一旦和解が成立すれば,それに対する不服申立はできません。和解の前提に重大な錯誤があった場合には理論上は和解の取消は可能とも言われますが,実務上は和解取消の事例というのはほとんどありません。
これに対して,あくまで相手と戦って判決をとるということを選んだ場合,仮に勝訴判決を得ても相手は高等裁判所に控訴することが出来ます。控訴の結果が不服であれば最高裁判所に上告をすることもできます。最後まで争った場合は上告棄却でようやく判決確定となるわけですが,そうなると判決確定までに時間がかかりすぎます。
仮執行宣言付判決を債務名義とする方法もありますが,これも執行停止の申立がされてしまうと執行できなくなります。
つまり,和解せずに判決をとった場合でも後でその判決が覆される可能性はあるし,また覆されないとしても時間と労力がかなりかかることになります。
一つは,原告側にとっては支払を得られる可能性が高まることです。
判決はある意味で強権的に被告の支払義務を決めるわけですから,被告とすれば当然精神的なわだかまりが残りやすいです。中には,元々払うつもりでいたのに,判決で命令されるのでは支払う気にならないという被告もいるかもしれません。勿論そんな言い分は法的には通用しないのですが,仮に不動産も収入もない被告が判決に記載された支払を拒否して逃げた場合は,お金の回収しようがありません。
被告を拘束できないのは訴訟上の和解の場合でも同じですが,訴訟上の和解の場合は被告としても自分の納得の上で和解しているわけですから,支払ってくれる可能性は相対的には高いと言えます。
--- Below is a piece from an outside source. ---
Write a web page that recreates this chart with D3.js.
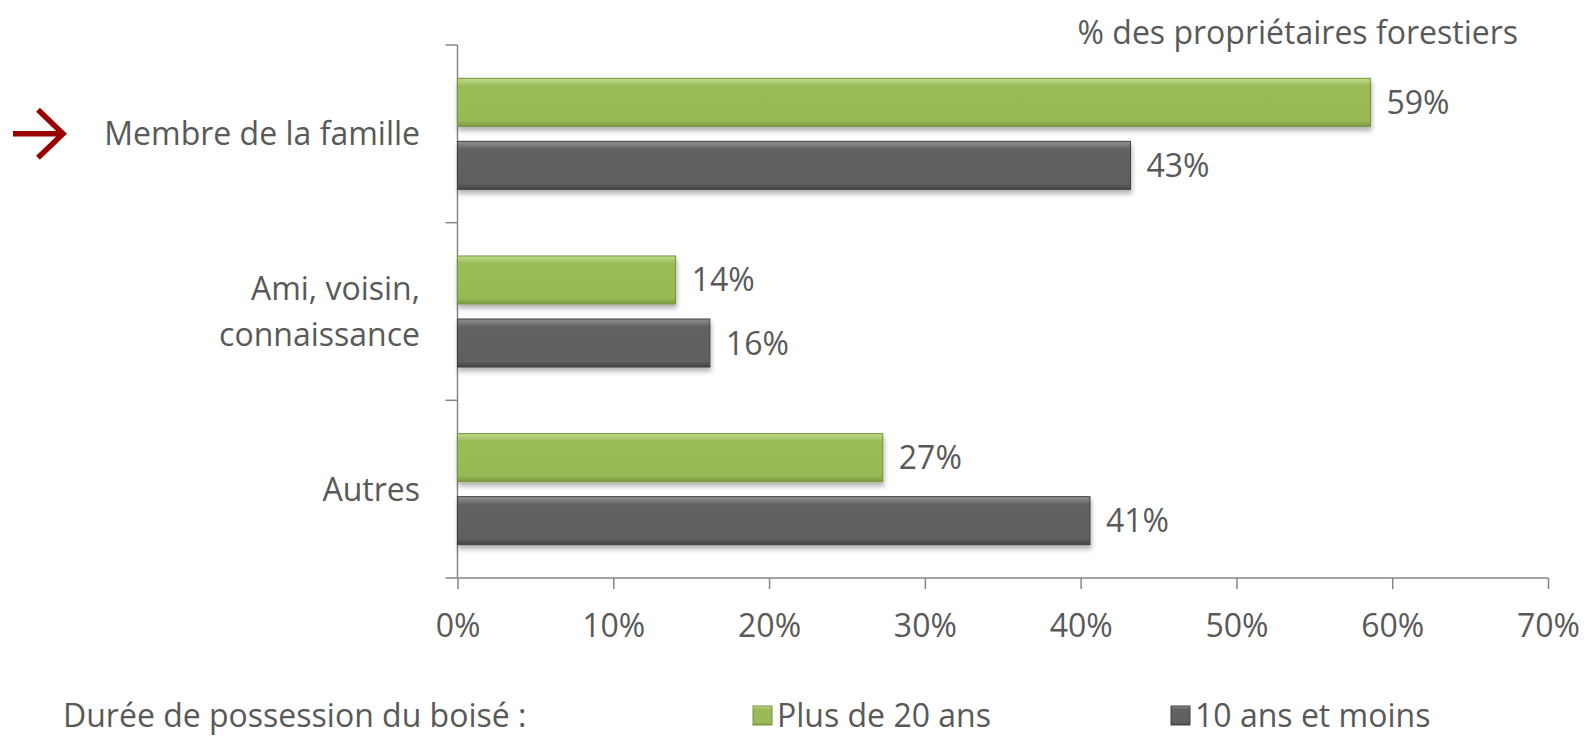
<!DOCTYPE html>
<html>
<head>
<meta charset="utf-8">
<script src="https://cdn.jsdelivr.net/npm/d3@7"></script>
<style>
  body { margin: 0; background: #fff; }
  text { font-family: "Open Sans", sans-serif; fill: #595959; }
</style>
</head>
<body>
<script>
//Width and height
var w = 1585;
var h = 741;

//data
var categories = ["Membre de la famille", "Ami, voisin,\nconnaissance", "Autres"];
var seriesNames = ["Plus de 20 ans", "10 ans et moins"];
var plus20 = [58.6, 14.0, 27.3];
var moins10 = [43.2, 16.2, 40.6];
var xTicks = [0, 10, 20, 30, 40, 50, 60, 70];

var margin = {left: 457.5, right: 37, top: 45, bottom: 163};
var fs = "32px";

var svg = d3.select("body")
			.append("svg")
			.attr("width", w)
			.attr("height", h);

var defs = svg.append("defs");
//gradients to fake the bevel look
var grads = [["#c2dc8e", "#9bbb59", "#99b957", "#7a9840"], ["#939393", "#626262", "#5f5f5f", "#454545"]];
grads.forEach(function(g, i) {
    var lg = defs.append("linearGradient").attr("id", "g" + i)
        .attr("x1", 0).attr("y1", 0).attr("x2", 0).attr("y2", 1);
    lg.append("stop").attr("offset", "0%").attr("stop-color", g[0]);
    lg.append("stop").attr("offset", "16%").attr("stop-color", g[1]);
    lg.append("stop").attr("offset", "88%").attr("stop-color", g[2]);
    lg.append("stop").attr("offset", "100%").attr("stop-color", g[3]);
});
var f = defs.append("filter").attr("id", "shadow").attr("x", "-5%").attr("y", "-20%").attr("width", "110%").attr("height", "160%");
f.append("feDropShadow").attr("dx", 1).attr("dy", 4).attr("stdDeviation", 2.5)
  .attr("flood-color", "#000").attr("flood-opacity", 0.3);

//scales
var x = d3.scaleLinear()
          .domain([0, 70])
          .range([margin.left, w - margin.right]);

var y = d3.scaleBand()
          .domain(categories)
          .range([margin.top, h - margin.bottom])
          .paddingInner(0.375)
          .paddingOuter(0.1875);

var ySub = d3.scaleBand()
          .domain(seriesNames)
          .range([0, y.bandwidth()])
          .paddingInner(0.238);

var table = categories.map(function(c, i) {
    return {cat: c, values: [plus20[i], moins10[i]]};
});

//axes
var xAxis = d3.axisBottom(x)
              .tickValues(xTicks)
              .tickSize(11)
              .tickFormat(function(d) { return d + "%"; });

var gx = svg.append("g")
   .attr("transform", "translate(0," + (h - margin.bottom) + ")")
   .call(xAxis);
gx.select(".domain").remove();
gx.append("line").attr("x1", margin.left - 12).attr("x2", x(70)).attr("stroke", "#868686").attr("stroke-width", 1.5);
gx.selectAll(".tick line").attr("stroke", "#868686").attr("stroke-width", 1.5);
gx.selectAll(".tick text")
  .attr("y", 36)
  .style("font-size", fs)
  .style("fill", "#595959")
  .style("font-family", "Open Sans, sans-serif");

//y axis line with ticks between categories
var yl = svg.append("g");
yl.append("line")
  .attr("x1", x(0)).attr("x2", x(0))
  .attr("y1", margin.top).attr("y2", h - margin.bottom)
  .attr("stroke", "#868686").attr("stroke-width", 1.5);
var step = y.step();
d3.range(categories.length).forEach(function(i) {
    yl.append("line")
      .attr("x1", x(0) - 12).attr("x2", x(0))
      .attr("y1", margin.top + i * step).attr("y2", margin.top + i * step)
      .attr("stroke", "#868686").attr("stroke-width", 1.5);
});

//bars
var groups = svg.selectAll(".cat")
   .data(table)
   .enter()
   .append("g")
   .attr("class", "cat")
   .attr("transform", function(d) { return "translate(0," + y(d.cat) + ")"; });

groups.selectAll("rect")
   .data(function(d) { return d.values; })
   .enter()
   .append("rect")
   .attr("x", x(0))
   .attr("y", function(d, i) { return ySub(seriesNames[i]); })
   .attr("width", function(d) { return x(d) - x(0); })
   .attr("height", ySub.bandwidth())
   .attr("fill", function(d, i) { return "url(#g" + i + ")"; })
   .attr("stroke", function(d, i) { return i == 0 ? "#76923c" : "#404040"; })
   .attr("stroke-width", 1)
   .attr("filter", "url(#shadow)");

groups.selectAll(".val")
   .data(function(d) { return d.values; })
   .enter()
   .append("text")
   .attr("class", "val")
   .attr("x", function(d) { return x(d) + 16; })
   .attr("y", function(d, i) { return ySub(seriesNames[i]) + ySub.bandwidth() / 2; })
   .attr("dy", "0.36em")
   .style("font-size", fs)
   .text(function(d) { return Math.round(d) + "%"; });

//category labels
groups.each(function(d) {
    var lines = d.cat.split("\n");
    var t = d3.select(this).append("text")
        .attr("text-anchor", "end")
        .style("font-size", fs);
    var mid = y.bandwidth() / 2;
    var lh = 46;
    lines.forEach(function(l, k) {
        t.append("tspan")
         .attr("x", 420)
         .attr("y", mid + (k - (lines.length - 1) / 2) * lh)
         .attr("dy", "0.36em")
         .text(l);
    });
});

//arrow pointing to first category
var ay = y(categories[0]) + y.bandwidth() / 2;
svg.append("path")
   .attr("d", "M13," + ay + "H63M38," + (ay - 24) + "L63," + ay + "L38," + (ay + 24))
   .attr("fill", "none")
   .attr("stroke", "#990000")
   .attr("stroke-width", 5.5);

//title
svg.append("text")
   .attr("x", 1518)
   .attr("y", 32)
   .attr("dy", "0.36em")
   .attr("text-anchor", "end")
   .style("font-size", fs)
   .text("% des propriétaires forestiers");

//legend
var ly = 715;
svg.append("text")
   .attr("x", 63).attr("y", ly).attr("dy", "0.36em")
   .style("font-size", fs)
   .text("Durée de possession du boisé :");

var legX = [753, 1171];
seriesNames.forEach(function(s, i) {
    svg.append("rect")
       .attr("x", legX[i]).attr("y", ly - 9)
       .attr("width", 19).attr("height", 19)
       .attr("fill", "url(#g" + i + ")")
       .attr("stroke", i == 0 ? "#76923c" : "#404040");
    svg.append("text")
       .attr("x", legX[i] + 24).attr("y", ly).attr("dy", "0.36em")
       .style("font-size", fs)
       .text(s);
});
</script>
</body>
</html>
もう一つ,「柔軟な取り決めが出来る」というのもメリットです。
判決の場合は,お金を幾ら支払えとか,不動産の所有権移転登記をせよとか,ある程度定型的な文言しか判決文に含めることは出来ません。分割払いを命じる判決というのも通常ありません。判決の場合は一括支払が前提です。訴訟上の和解であれば,「BはAに謝罪する」とか「AとBは本件訴訟の内容について口外しない」等の条項を盛り込むことも可能です。また,相手の了解が得られればですが,分割払いや,相当期間を延長しての支払も可能です。
そして,これは原告・被告双方にとっての話ですが,訴訟の勝ち負けというのは案外に見えづらい場合が多いと言うことです。
支払義務ある金額も明確に決まっていて,どんな判決がでるか(どちらが勝つか)わかりきっている事件もあります。
ただ,特に損害賠償・慰謝料請求の場合などは,果たしてどんな判決が出るか,原告・被告は勿論のこと,弁護士にもハッキリとはわかりません。単に従来の取扱や相場感覚からすればこのくらいの賠償義務かなという何となくの目星がつくだけのことです。
例えばAがBに慰謝料100万円の請求をした訴訟で,どのような判決が出るか分からない場合,裁判官は請求棄却するかもしれませんし,また請求を100%認めるかもしれません。また,一部を認めて40万円,50万円,60万円くらいに落ち着く可能性もあります。
こういったときに例えば50万円の支払ということで和解をすると,原告としては請求棄却されるという敗訴リスクを回避できますし,被告としては請求が100%認められるという敗訴のリスクを回避できます。
訴訟上の和解のデメリット
ただ,訴訟上の和解にいかにメリットがあるとは言っても「和解をしたくない」という方はおられると思います。
例えば,慰謝料請求の事案などで,お金ではなく相手方が二度とこういうことをしないように懲らしめたいという場合などです。
この場合でも,やはり訴訟上の和解にメリットがあることは間違いないので弁護士としては訴訟上の和解を勧めることが多いかと思いますが,それで最終的にどういう決断をするかは依頼者の方次第となります。
訴訟上の和解をするときの注意点
調書に記載するのは和解に立ち会った裁判官と裁判所書記官ですから,訴訟上の和解というのは当事者や代理人の署名押印を必要とせず,裁判官が当事者双方立ち会いのもとで和解条項を読み上げ,その場で裁判所書記官が調書に和解条項を記載した段階で効力が生じます。
この点は普通の和解契約との大きな違いであり,裁判所で当事者の方がよく驚かれるところです。
和解成立の後「もう終わりでいいんですか(署名や押印は要らないんですか)?」と質問されることがありますが,普通の和解契約と異なり,裁判官が和解条項を読み上げてそれに双方異議がなければそこで和解成立です。
したがって,訴訟上の和解をする時には事前に納得いくまで和解条項を当事者双方で詰める必要があります。
裁判官が読み上げる条項は「案」ではなくて,確定判決と同一の効力を有するという,強力な法的効果を有する文書ですから,よく検討した上で和解成立をさせることが大事です。
和解成立した後で異議を述べても,よほどのことがなければ通りません。
私の場合は,和解成立の段階では出来る限り当事者の方に法廷に来ていただくようにしています。